Another one of those things it takes mojo to do is to tell myself that I am beautiful. Growing up and as a young adult, no one ever told me I was pretty. So I assumed I wasn’t. When I went off to college, I realized that I was a beautiful person on the inside. I knew I was sensitive, empathic, loving, kind and compassionate. I was all of those things to a fault, often teased, and highly gullible. I didn’t understand satire, sarcasm or teasing. I didn’t know people sometimes said mean things to be funny. Now I look back at old photographs of myself and I see so much beauty it being tears to my eyes. I was lovely and never knew it. This year of mojo revealed many levels of beauty and now I see everyone and want to tell them as well: You Are Beautiful.

Spring Thaw

Spring Thaw

Free Spirit

Free Spirit

Dolce Duet

Dolce Duet

MJ13- Spring Thaw

Birds, in this mojo series, represent ideas, dreams, imagination. This little flock is sitting around on the window ledge, waiting for their chance to fly. As the fear and chill of a winter hibernation season thaws, new potential blooms, and the window can open for them to be released. This is the moment just before the window opens and the ideas fly out to see what it feels like to be free in the air. This year, for the first time, I entered art shows and won awards, had a drawing accepted into a 2025 state-wide calendar, I made a completely new series of artwork in a totally new medium and had it accepted into retail stores, I wrote a first draft of a new book, and traveled alone internationally. There are so many new ideas waiting on the sill for next year when it’ll be their turn to take off. I’ve gone from being afraid for my creative babies to be launched, to being curious about what direction they will take once they are set free to spread their wings. That’s a huge mojo shift.

 

MJ14- Free Spirit

Wings, the flight-action part of birds, need to be fully stretched out to get the most of flight. Even things as fragile and short-lived, such as flowers, can get far on a solid set of wings. Mojo is just like the wings. It’s the action part of confidence and courage. Even a nascent idea can go far with a solid sense of mojo lifting it. This year I’ve learned to let even ideas and dreams that aren’t yet fully formed get some air time. It’s the difference between sending a five year old off to school verses a fifteen year old. As a mother, I felt different letting go of each age, but they still went off to school regardless. If I wait until I’m ready, well, I may never be ready.

 

MJ15- Dolce Duet

I celebrated one year of marriage during this year of mojo. After losing my first husband ten years ago, I never thought I’d be sharing my life with anyone ever again. That idea was the farthest thing from my grief-soaked mind. But, love found it’s way back into my heart and the two of us together are singing a new song and making new flowers bloom where I’d never imagined they could be, like in the ruins and rubble of a broken heart. This may be an old piano (we’ve both loved and lost before), but it’s oh so lovely to try to play it together. With the courage of mojo came a gentleness of letting things happen on their own accord. Mojo here is the sweet sweet sound of togetherness, in other words mojo is a dolce duet.

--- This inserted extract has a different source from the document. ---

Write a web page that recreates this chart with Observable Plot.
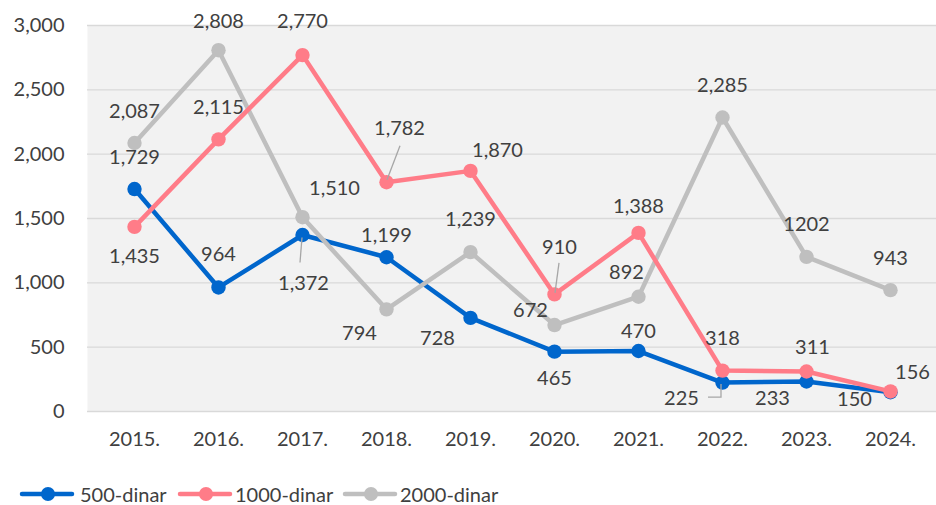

Going Beyond my Two Backyards

Going Beyond my Two Backyards

The Most Mojo of All

MJ16- Going Beyond My Two Backyards

When I was little, we lived outside of New York City. As a teenager, the thing to do was to drive to a nearby overlook late at night and watch the city lights sparkle. It felt as if the city, fifteen miles away, was right in my own backyard. Knowing the city was at my doorstep gave me the feeling that I could do anything, be anything, dream anything. In contrast, I also spent a lot of time in the backwoods hiking and camping along rustic roads in Maine, New Hampshire, Upstate New York and western New Jersey. Trees were the rural skyscrapers in my country setting ‘backyard’ and provided the same sense of ‘the sky is the limit’, dream-big fantasies. But there came a time when I had to grow up, leave the dream-safety of these two backyards and actually find out what "do anything, be anything, dream anything" meant in real life. Going from the dream to the reality was heart-poundingly terrifying. Looking back at the person I was when I’d left home scared and unsure, I realized, like Dorothy, that I’d had mojo all along. Somewhere along the line, I’d lost it. 2024 was a year for me to recognize it, pull it back in, and let it lead. The girl here is raising up her hands as if to command her will be done.    

 

MJ17- The Most MoJo of All

In her hands, she is fully capable of commanding all of her ideas and dreams. In the disorientation of newness, in the chaotic swirl of adventures, in the fine print writing that we neglected to read, the book of her life contains so much juicy stuff to explore, and she’s only reached the middle. As she turns the page, what else will she find that is fascinating and alluring and mojo-worthy? My late husband’s motto was: Arise, go forth, and conquer. To me this statement is all mojo. It’s mojo that make’s one arise, mojo that influences the going forth, and mojo to achieve such solid sense of satisfaction that confronting our limits brings. Mojo is bursting from the pages.